Si chiamano Jak, 5 anni, e Lola, 2 anni, due dei cani che si sono salvati dal terremoto in Centro Italia ritrovandosi però all’improvviso da soli, senza i proprietari. Ora finalmente vengono adottati da pazienti cardiopatici con l’obiettivo di allungarne e migliorarne la vita, una prospettiva che si basa sul parare degli esperti secondo i quali la convivenza con i cani aumenterebbe di ben quattro volte la sopravvivenza di chi soffre di cuore.

L’adozione è parte del progetto della Fondazione Iseni di Malpensa, che dichiara di voler “superare il concetto di semplice pet therapy”. Da questo momento in poi i pazienti degli istituti di ricovero del gruppo potranno infatti proseguire gratuitamente la loro terapia clinica accogliendo in famiglia un cane.

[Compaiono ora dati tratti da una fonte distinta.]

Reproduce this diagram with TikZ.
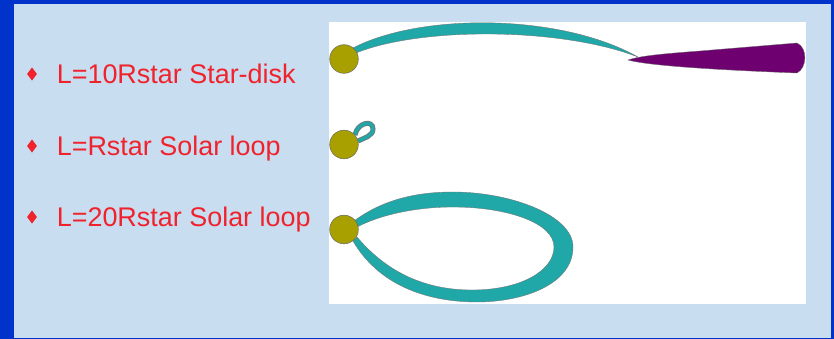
\documentclass[tikz,border=0pt]{standalone}
\usepackage{fontspec}
\setmainfont{Liberation Sans}
\usetikzlibrary{shapes.geometric,positioning}

\definecolor{frameblue}{RGB}{0,51,204}
\definecolor{paleblue}{RGB}{200,221,240}
\definecolor{loopteal}{RGB}{32,168,168}
\definecolor{starolive}{RGB}{168,160,0}
\definecolor{diskpurple}{RGB}{110,0,112}
\definecolor{itemred}{RGB}{240,35,45}

\begin{document}
\begin{tikzpicture}[
    x=0.03cm, y=-0.03cm,
    node distance=0.58cm,
    star/.style={circle, fill=starolive, draw=black!60, thin, minimum size=0.86cm, inner sep=0},
    flux/.style={fill=loopteal, draw=black!55, line width=0.3pt},
    bullet/.style={diamond, fill=itemred, inner sep=0, minimum width=0.3cm, minimum height=0.4cm},
    itemtext/.style={text=itemred, inner sep=0, text height=16.5pt, text depth=0pt,
        font=\fontsize{23}{27}\selectfont}
]
    % slide frame and picture area
    \fill[frameblue] (0,0) rectangle (834,339);
    \fill[paleblue] (14,4) rectangle (831,338);
    \fill[white] (329,22) rectangle (806,304);

    % list on the left
    \node[bullet] (bul1) at (32,74) {};
    \node[bullet] (bul2) at (32,146) {};
    \node[bullet] (bul3) at (32,217) {};
    \node[itemtext, right=of bul1] (item1) {L=10Rstar Star-disk};
    \node[itemtext, right=of bul2] (item2) {L=Rstar Solar loop};
    \node[itemtext, right=of bul3] (item3) {L=20Rstar Solar loop};

    % star-disk field line and disk
    \path[flux] (353,48) .. controls (420,13) and (560,13) .. (638,57)
        .. controls (560,27) and (420,27) .. (356,53) -- cycle;
    \path[fill=diskpurple, draw=black!60, line width=0.3pt] (628,60)
        .. controls (640,56) and (660,54) .. (700,51) -- (797,43)
        .. controls (808,48) and (807,68) .. (797,73)
        .. controls (720,70) and (650,66) .. (628,60) -- cycle;

    % small loop
    \draw[black!55, line width=0.15cm] (355,135) .. controls (357,123) and (373,119) .. (373,129)
        .. controls (373,136) and (364,138) .. (358,141);
    \draw[loopteal, line width=0.1cm] (355,135) .. controls (357,123) and (373,119) .. (373,129)
        .. controls (373,136) and (364,138) .. (358,141);

    % large loop
    \path[flux] (354,221) .. controls (385,198) and (420,192) .. (453,192)
        .. controls (510,192) and (573,215) .. (573,247)
        .. controls (573,285) and (522,302) .. (477,302)
        .. controls (425,302) and (378,284) .. (353,241)
        -- (357,237)
        .. controls (390,276) and (430,290) .. (472,290)
        .. controls (522,290) and (554,270) .. (554,247)
        .. controls (554,222) and (505,207) .. (453,207)
        .. controls (415,207) and (380,215) .. (357,227) -- cycle;

    % stars
    \node[star] (star1) at (344,59) {};
    \node[star] (star2) at (344,144.5) {};
    \node[star] (star3) at (344,229.5) {};
\end{tikzpicture}
\end{document}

Jack e Lola provengono da un centro di Foligno, nella provincia di Perugia devastata dai terremoti, partner di Animal’s Emergency. Nella sede di Trezzano sul Naviglio (Milano) ci sono altri venti cani circa pronti per l’adozione, un quarto dei quali già preparati per vivere con un cardiopatico.

I benefici di avere un cane in famiglia

Tra gli scopi principali dell’iniziativa c’è quello di ridurre il più possibile il problema degli abbandoni, che sono circa 100-150mila ogni anno in Italia,  creando una rete con ospedali ed enti animalisti e sperimentando concretamente i benefici della pet therapy. Come spiega Andrea Macchi, direttore generale di Iseni Sanità, vivendo con un cane in casa “scendono i valori di pressione, glicemia, stress e colesterolo”. “Essere positivi – ha aggiunto – doversi occupare di un cane e fare più moto anche per portarlo fuori migliora la vita sia fisicamente che psicologicamente“.

“I nostri esemplari sono scelti anche valutando le compatibilità con le persone e poi sono inseriti gradualmente nelle famiglie”, ha spiegato Nino Ussia, presidente di Animal’s Emergency. “Il progetto rientra nell’umanizzazione della cura, nel concetto che il malato deve sempre essere messo al centro della terapia”, ha sottolineato Fabrizio Iseni, presidente della Fondazione omonima.